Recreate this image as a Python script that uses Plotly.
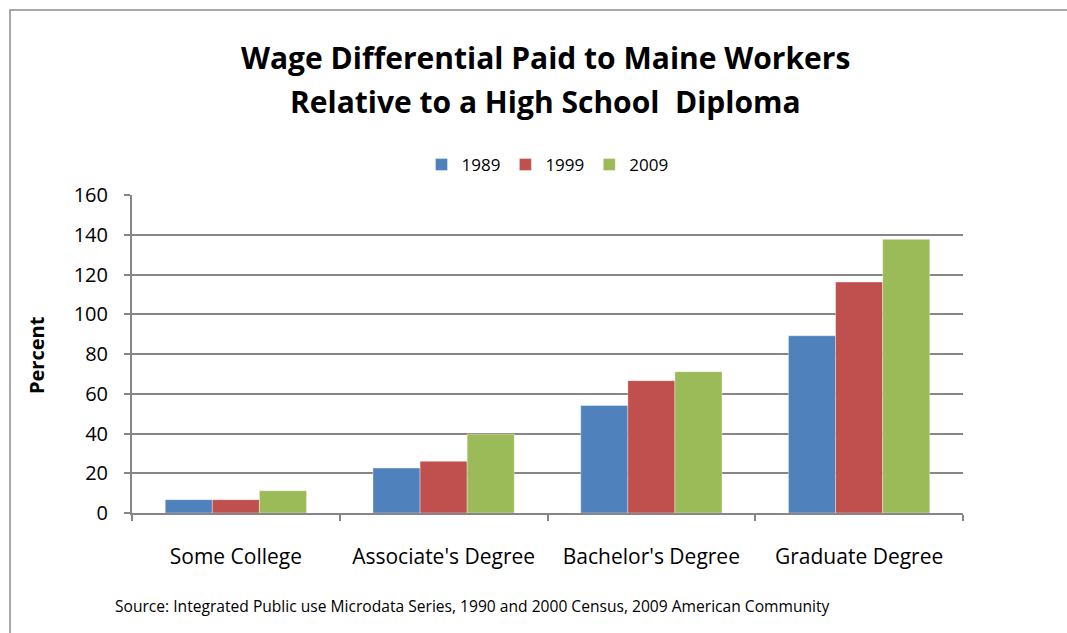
import plotly.graph_objects as go

categories = ["Some College", "Associate's Degree", "Bachelor's Degree", "Graduate Degree"]
series_names = ["1989", "1999", "2009"]
values_1989 = [6.7, 22.6, 54.1, 89.2]
values_1999 = [6.7, 26.0, 66.6, 116.2]
values_2009 = [11.2, 39.7, 71.1, 137.7]
y_ticks = [0, 20, 40, 60, 80, 100, 120, 140, 160]
colors = ["#4F81BD", "#C0504D", "#9BBB59"]

title_line1 = "Wage Differential Paid to Maine Workers"
title_line2 = "Relative to a High School  Diploma"
source_text = "Source: Integrated Public use Microdata Series, 1990 and 2000 Census, 2009 American Community"

FONT = "Open Sans"
GRID = "#868686"

fig = go.Figure()
for name, vals, col in zip(series_names, [values_1989, values_1999, values_2009], colors):
    fig.add_trace(go.Bar(
        x=categories, y=vals, name=name,
        marker=dict(color=col, line=dict(color="rgba(255,255,255,0.6)", width=0.6)),
    ))

W, H = 1067, 633
L, R, T, B = 132, 104, 195, 120
pw, ph = W - L - R, H - T - B

def px_x(x):
    return (x - L) / pw

def px_y(y):
    return (H - B - y) / ph

fig.update_layout(
    width=W, height=H,
    margin=dict(l=L, r=R, t=T, b=B),
    paper_bgcolor="white", plot_bgcolor="white",
    barmode="group", bargap=0.32, bargroupgap=0,
    font=dict(family=FONT, color="#000000"),
    showlegend=True,
    legend=dict(orientation="h", x=0.5, xanchor="center", y=px_y(165), yanchor="middle",
                font=dict(size=17, family=FONT), traceorder="normal",
                itemwidth=30, tracegroupgap=0),
    xaxis=dict(
        type="category", showgrid=False, showline=True, linecolor=GRID, linewidth=2,
        ticks="outside", tickson="boundaries", ticklen=6, tickcolor=GRID, tickwidth=2,
        tickfont=dict(size=21, family=FONT, color="#000"), ticklabelstandoff=24,
    ),
    yaxis=dict(
        range=[0, 160], tickvals=y_ticks, ticktext=[str(v) for v in y_ticks],
        showgrid=True, gridcolor=GRID, gridwidth=1.6,
        showline=True, linecolor=GRID, linewidth=2,
        ticks="outside", ticklen=6, tickcolor=GRID, tickwidth=2,
        tickfont=dict(size=20, family=FONT, color="#000"), ticklabelstandoff=12,
        zeroline=False,
    ),
    annotations=[
        dict(text="<b>" + title_line1 + "</b>", x=px_x(545), y=px_y(57), xref="paper", yref="paper",
             xanchor="center", yanchor="middle", showarrow=False, font=dict(size=30, family=FONT)),
        dict(text="<b>" + title_line2 + "</b>", x=px_x(545), y=px_y(101), xref="paper", yref="paper",
             xanchor="center", yanchor="middle", showarrow=False, font=dict(size=30, family=FONT)),
        dict(text="<b>Percent</b>", x=px_x(36), y=px_y(355), xref="paper", yref="paper",
             xanchor="center", yanchor="middle", textangle=-90, showarrow=False,
             font=dict(size=20, family=FONT)),
        dict(text=source_text, x=px_x(113), y=px_y(606), xref="paper", yref="paper",
             xanchor="left", yanchor="middle", showarrow=False, font=dict(size=15.6, family=FONT)),
    ],
    shapes=[
        dict(type="rect", xref="paper", yref="paper", x0=px_x(10), y0=px_y(660), x1=px_x(1090), y1=px_y(10),
             line=dict(color="#8c8c8c", width=1.5), fillcolor="rgba(0,0,0,0)", layer="below"),
    ],
)

fig.write_html("out.html")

==================================================

*PROBLEM DESCRIPTION*. Your task is to reproduce all of the material exactly. The pictures stay out.

*ANSWER FOR THE TASK*.
Recreate this image as a Python script that uses Plotly.
import plotly.graph_objects as go

categories = ["Some College", "Associate's Degree", "Bachelor's Degree", "Graduate Degree"]
series_names = ["1989", "1999", "2009"]
values_1989 = [6.7, 22.6, 54.1, 89.2]
values_1999 = [6.7, 26.0, 66.6, 116.2]
values_2009 = [11.2, 39.7, 71.1, 137.7]
y_ticks = [0, 20, 40, 60, 80, 100, 120, 140, 160]
colors = ["#4F81BD", "#C0504D", "#9BBB59"]

title_line1 = "Wage Differential Paid to Maine Workers"
title_line2 = "Relative to a High School  Diploma"
source_text = "Source: Integrated Public use Microdata Series, 1990 and 2000 Census, 2009 American Community"

FONT = "Open Sans"
GRID = "#868686"

fig = go.Figure()
for name, vals, col in zip(series_names, [values_1989, values_1999, values_2009], colors):
    fig.add_trace(go.Bar(
        x=categories, y=vals, name=name,
        marker=dict(color=col, line=dict(color="rgba(255,255,255,0.6)", width=0.6)),
    ))

W, H = 1067, 633
L, R, T, B = 132, 104, 195, 120
pw, ph = W - L - R, H - T - B

def px_x(x):
    return (x - L) / pw

def px_y(y):
    return (H - B - y) / ph

fig.update_layout(
    width=W, height=H,
    margin=dict(l=L, r=R, t=T, b=B),
    paper_bgcolor="white", plot_bgcolor="white",
    barmode="group", bargap=0.32, bargroupgap=0,
    font=dict(family=FONT, color="#000000"),
    showlegend=True,
    legend=dict(orientation="h", x=0.5, xanchor="center", y=px_y(165), yanchor="middle",
                font=dict(size=17, family=FONT), traceorder="normal",
                itemwidth=30, tracegroupgap=0),
    xaxis=dict(
        type="category", showgrid=False, showline=True, linecolor=GRID, linewidth=2,
        ticks="outside", tickson="boundaries", ticklen=6, tickcolor=GRID, tickwidth=2,
        tickfont=dict(size=21, family=FONT, color="#000"), ticklabelstandoff=24,
    ),
    yaxis=dict(
        range=[0, 160], tickvals=y_ticks, ticktext=[str(v) for v in y_ticks],
        showgrid=True, gridcolor=GRID, gridwidth=1.6,
        showline=True, linecolor=GRID, linewidth=2,
        ticks="outside", ticklen=6, tickcolor=GRID, tickwidth=2,
        tickfont=dict(size=20, family=FONT, color="#000"), ticklabelstandoff=12,
        zeroline=False,
    ),
    annotations=[
        dict(text="<b>" + title_line1 + "</b>", x=px_x(545), y=px_y(57), xref="paper", yref="paper",
             xanchor="center", yanchor="middle", showarrow=False, font=dict(size=30, family=FONT)),
        dict(text="<b>" + title_line2 + "</b>", x=px_x(545), y=px_y(101), xref="paper", yref="paper",
             xanchor="center", yanchor="middle", showarrow=False, font=dict(size=30, family=FONT)),
        dict(text="<b>Percent</b>", x=px_x(36), y=px_y(355), xref="paper", yref="paper",
             xanchor="center", yanchor="middle", textangle=-90, showarrow=False,
             font=dict(size=20, family=FONT)),
        dict(text=source_text, x=px_x(113), y=px_y(606), xref="paper", yref="paper",
             xanchor="left", yanchor="middle", showarrow=False, font=dict(size=15.6, family=FONT)),
    ],
    shapes=[
        dict(type="rect", xref="paper", yref="paper", x0=px_x(10), y0=px_y(660), x1=px_x(1090), y1=px_y(10),
             line=dict(color="#8c8c8c", width=1.5), fillcolor="rgba(0,0,0,0)", layer="below"),
    ],
)

fig.write_html("out.html")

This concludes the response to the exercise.